LSA sophomore Carly Manes, president of Students for Choice, said her organization plans to participate in the “I Will” workshops. She said student groups will craft their own “I Will” statement that will articulate a tangible goal for what the organization is planning to do to stop sexual assault.

“We want to be a part of giving women and men who were sexually assaulted or people who are allies the tools to combat that in their communities and in their own lives,” Manes said.

The group aims to change how students discuss sexual assault. They want to challenge conventional wisdom that teaches women and men not to get sexually assaulted and steer the conversation toward teaching people not to sexually assault others.

“It comes down to the bare minimum of you can’t grab a girls butt,” Hindert said. “Or, what she’s wearing doesn’t define who she is.”

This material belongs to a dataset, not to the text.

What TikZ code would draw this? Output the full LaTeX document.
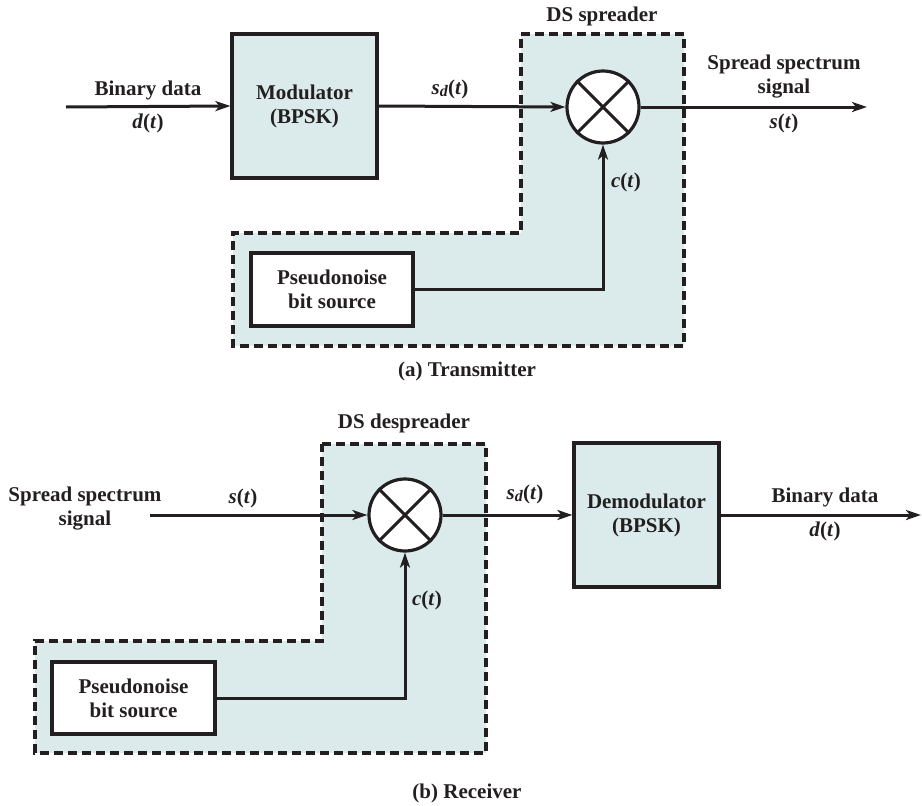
\documentclass[tikz,border=0pt]{standalone}
\usepackage{fontspec}
\setmainfont{Liberation Serif}
\usetikzlibrary{arrows.meta}
\definecolor{fillblue}{RGB}{219,235,236}
\definecolor{ink}{RGB}{35,31,32}
\newcommand\vi[1]{\textit{#1}}
\newcommand\sdt{\vi{s}\raisebox{-0.3ex}{\fontsize{16}{16}\selectfont\vi{d}}(\vi{t})}
\tikzset{
  lbl/.style={font=\fontsize{21}{24}\selectfont\bfseries, text=ink, inner sep=0pt, align=center},
  blockbox/.style={draw=ink, line width=3.2pt, fill=fillblue, inner sep=0pt},
  pnbox/.style={draw=ink, line width=3.2pt, fill=white, inner sep=0pt},
  mixer/.style={circle, draw=ink, line width=3.2pt, fill=white, minimum size=72pt, inner sep=0pt},
  region/.style={draw=ink, line width=3.2pt, fill=fillblue, dash pattern=on 9pt off 5pt},
  sig/.style={draw=ink, line width=3pt},
  arr/.style={sig, -{Stealth[length=15pt,width=10pt,inset=4pt]}}
}
\begin{document}
\begin{tikzpicture}[x=1pt,y=-1pt]
\useasboundingbox (0,0) rectangle (922,806);
% ================= (a) Transmitter =================
\path[region] (521,34) -- (684,34) -- (684,346) -- (233,346) -- (233,233) -- (521,233) -- cycle;
\node[lbl] (dsA) at (602,16) {DS spreader};
\node[blockbox, minimum width=145pt, minimum height=144pt] (mod) at (304.5,106) {};
\node[lbl] (modt) at (mod) {Modulator\\(BPSK)};
\node[mixer] (mixA) at (603,107) {};
\draw[sig] (mixA.45) -- (mixA.225) (mixA.135) -- (mixA.315);
\node[pnbox, minimum width=162pt, minimum height=73pt] (pnA) at (332,289.5) {};
\node[lbl] (pnAt) at (pnA) {Pseudonoise\\bit source};
\coordinate (ain) at (66,107);
\coordinate (aout) at (867,107);
\coordinate (acorner) at (603,289.5);
\draw[arr] (ain) -- (mod.west);
\draw[arr] (mod.east) -- (mixA.west);
\draw[arr] (mixA.east) -- (aout);
\draw[arr] (pnA.east) -- (acorner) -- (mixA.south);
\node[lbl] (bdA) at (148,90) {Binary data};
\node[lbl] (dtA) at (148,123) {\vi{d}(\vi{t})};
\node[lbl] (sdA) at (450,89) {\sdt};
\node[lbl] (ssA) at (784,77) {Spread spectrum\\signal};
\node[lbl] (stA) at (784,123) {\vi{s}(\vi{t})};
\node[lbl] (ctA) at (626,182) {\vi{c}(\vi{t})};
\node[lbl] (capA) at (467,371) {(a) Transmitter};
% ================= (b) Receiver =================
\path[region] (322,444) -- (486,444) -- (486,753) -- (35,753) -- (35,641) -- (322,641) -- cycle;
\node[lbl] (dsB) at (404,423) {DS despreader};
\node[mixer] (mixB) at (405,515) {};
\draw[sig] (mixB.45) -- (mixB.225) (mixB.135) -- (mixB.315);
\node[blockbox, minimum width=145pt, minimum height=144pt] (dem) at (646.5,515) {};
\node[lbl] (demt) at (dem) {Demodulator\\(BPSK)};
\node[pnbox, minimum width=163pt, minimum height=72pt] (pnB) at (133.5,698) {};
\node[lbl] (pnBt) at (pnB) {Pseudonoise\\bit source};
\coordinate (bin) at (150,515);
\coordinate (bout) at (921,515);
\coordinate (bcorner) at (405,698);
\draw[arr] (bin) -- (mixB.west);
\draw[arr] (mixB.east) -- (dem.west);
\draw[arr] (dem.east) -- (bout);
\draw[arr] (pnB.east) -- (bcorner) -- (mixB.south);
\node[lbl] (ssB) at (85,509) {Spread spectrum\\signal};
\node[lbl] (stB) at (243,498) {\vi{s}(\vi{t})};
\node[lbl] (sdB) at (525,494) {\sdt};
\node[lbl] (bdB) at (825,497) {Binary data};
\node[lbl] (dtB) at (825,531) {\vi{d}(\vi{t})};
\node[lbl] (ctB) at (427,600) {\vi{c}(\vi{t})};
\node[lbl] (capB) at (467,793) {(b) Receiver};
\end{tikzpicture}
\end{document}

A recent University Police crime alert reported that there have been unconfirmed occurrences of students at off-campus parties having their drinks spiked with drugs. Both Buoy and Hindert said many of their acquaintances blamed the woman for drinking too heavily.

“That’s the prime example of the conversation that we want to remedy, we want people to see that crime alert and say, ‘Yes, that’s an issue,’ not ‘Why would she drink so much?’” Buoy said. “A friend of mine said, ‘Sounds to me girls just shouldn’t be drinking drinks that people hand them,’ and that was a girl who said that. That’s the rape culture that we live in.”

Hindert added that blaming survivors of sexual assault is still common and that it’s that attitude that the “I Will” campaign aims to combat on multiple fronts.

“When people hear those statistics they’re really blown away,” Hindert said. “But we just want to get the point across that those statistics are your roommates, your teammates, your classmates and your friends.”